#### YOUR OBJECTIVE
Retype word for word the first line of the listing and each line after it up to the line with "var yTicks = [90,100,110,120,130,140];", with the pictures taken out.

#### PROVIDED DATA
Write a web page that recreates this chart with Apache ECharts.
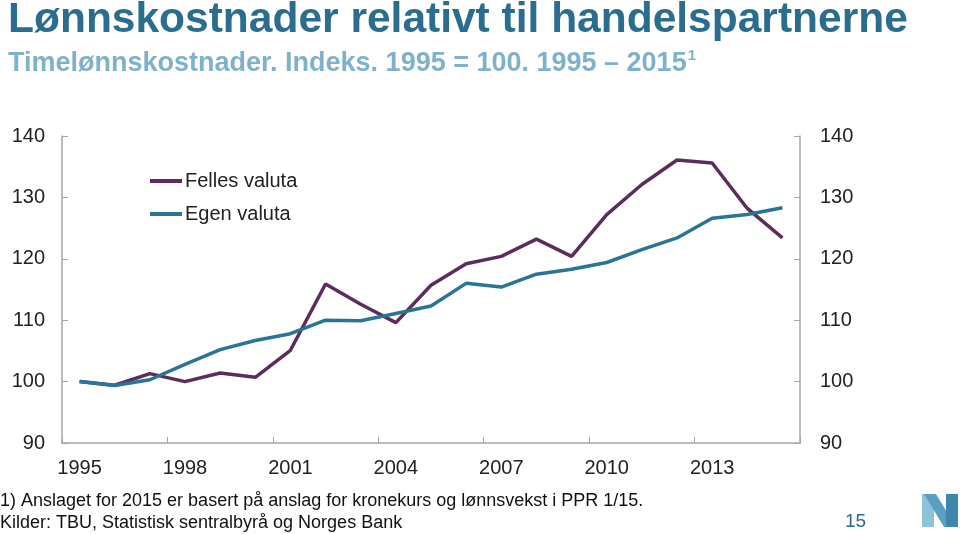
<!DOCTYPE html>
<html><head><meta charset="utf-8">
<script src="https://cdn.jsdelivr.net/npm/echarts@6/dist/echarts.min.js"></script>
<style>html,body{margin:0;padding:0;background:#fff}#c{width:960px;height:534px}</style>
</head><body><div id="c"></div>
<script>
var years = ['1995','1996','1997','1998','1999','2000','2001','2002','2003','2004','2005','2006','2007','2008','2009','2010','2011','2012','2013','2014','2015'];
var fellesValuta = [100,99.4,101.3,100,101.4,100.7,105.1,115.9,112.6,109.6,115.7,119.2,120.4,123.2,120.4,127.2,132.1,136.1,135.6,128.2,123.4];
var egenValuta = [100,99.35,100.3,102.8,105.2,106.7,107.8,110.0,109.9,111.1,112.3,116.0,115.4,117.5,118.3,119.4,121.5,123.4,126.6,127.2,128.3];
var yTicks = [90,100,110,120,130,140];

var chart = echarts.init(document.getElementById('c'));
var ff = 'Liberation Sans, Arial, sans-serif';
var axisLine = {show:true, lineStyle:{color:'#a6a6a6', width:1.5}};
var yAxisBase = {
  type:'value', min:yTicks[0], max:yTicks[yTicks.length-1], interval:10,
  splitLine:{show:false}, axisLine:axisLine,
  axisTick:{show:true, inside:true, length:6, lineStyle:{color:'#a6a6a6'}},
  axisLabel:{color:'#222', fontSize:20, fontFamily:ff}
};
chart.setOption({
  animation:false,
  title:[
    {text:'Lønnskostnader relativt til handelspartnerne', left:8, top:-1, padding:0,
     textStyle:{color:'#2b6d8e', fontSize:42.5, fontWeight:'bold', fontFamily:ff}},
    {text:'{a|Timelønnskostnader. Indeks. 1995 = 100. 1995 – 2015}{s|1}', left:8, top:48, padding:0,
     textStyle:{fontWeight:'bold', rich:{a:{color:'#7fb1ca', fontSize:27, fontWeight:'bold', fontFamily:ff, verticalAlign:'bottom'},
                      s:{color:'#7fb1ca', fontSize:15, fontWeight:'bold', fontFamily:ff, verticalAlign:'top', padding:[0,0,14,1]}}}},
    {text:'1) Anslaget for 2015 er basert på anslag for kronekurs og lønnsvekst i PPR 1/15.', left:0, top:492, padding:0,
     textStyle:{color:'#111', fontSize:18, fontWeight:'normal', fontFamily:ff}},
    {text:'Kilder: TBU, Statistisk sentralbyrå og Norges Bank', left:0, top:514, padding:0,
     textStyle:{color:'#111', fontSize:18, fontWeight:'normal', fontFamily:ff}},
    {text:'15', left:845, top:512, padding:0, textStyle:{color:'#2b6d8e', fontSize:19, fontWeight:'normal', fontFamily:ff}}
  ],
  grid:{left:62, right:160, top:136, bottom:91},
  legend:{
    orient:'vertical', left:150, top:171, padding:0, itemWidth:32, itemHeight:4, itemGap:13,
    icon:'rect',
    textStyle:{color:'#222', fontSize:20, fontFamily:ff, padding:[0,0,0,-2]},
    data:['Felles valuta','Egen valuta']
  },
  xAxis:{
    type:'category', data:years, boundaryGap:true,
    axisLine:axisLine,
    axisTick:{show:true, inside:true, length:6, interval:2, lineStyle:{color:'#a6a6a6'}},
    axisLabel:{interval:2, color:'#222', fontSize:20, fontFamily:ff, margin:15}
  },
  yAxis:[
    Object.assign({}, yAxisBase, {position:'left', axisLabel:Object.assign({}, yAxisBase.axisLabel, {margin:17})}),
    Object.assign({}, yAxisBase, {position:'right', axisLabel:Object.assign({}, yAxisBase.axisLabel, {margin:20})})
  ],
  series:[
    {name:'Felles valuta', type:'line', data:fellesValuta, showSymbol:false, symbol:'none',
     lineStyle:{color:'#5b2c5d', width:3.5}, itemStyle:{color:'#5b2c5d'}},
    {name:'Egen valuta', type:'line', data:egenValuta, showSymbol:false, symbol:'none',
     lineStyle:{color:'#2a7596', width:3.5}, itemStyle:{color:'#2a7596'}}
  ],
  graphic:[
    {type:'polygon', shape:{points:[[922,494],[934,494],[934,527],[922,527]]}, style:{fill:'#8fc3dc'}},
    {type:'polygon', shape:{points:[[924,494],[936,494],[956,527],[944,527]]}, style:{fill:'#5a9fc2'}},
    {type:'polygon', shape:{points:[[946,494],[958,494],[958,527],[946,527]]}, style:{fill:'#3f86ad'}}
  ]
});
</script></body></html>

#### FULL ANSWER
Write a web page that recreates this chart with Apache ECharts.
<!DOCTYPE html>
<html><head><meta charset="utf-8">
<script src="https://cdn.jsdelivr.net/npm/echarts@6/dist/echarts.min.js"></script>
<style>html,body{margin:0;padding:0;background:#fff}#c{width:960px;height:534px}</style>
</head><body><div id="c"></div>
<script>
var years = ['1995','1996','1997','1998','1999','2000','2001','2002','2003','2004','2005','2006','2007','2008','2009','2010','2011','2012','2013','2014','2015'];
var fellesValuta = [100,99.4,101.3,100,101.4,100.7,105.1,115.9,112.6,109.6,115.7,119.2,120.4,123.2,120.4,127.2,132.1,136.1,135.6,128.2,123.4];
var egenValuta = [100,99.35,100.3,102.8,105.2,106.7,107.8,110.0,109.9,111.1,112.3,116.0,115.4,117.5,118.3,119.4,121.5,123.4,126.6,127.2,128.3];
var yTicks = [90,100,110,120,130,140];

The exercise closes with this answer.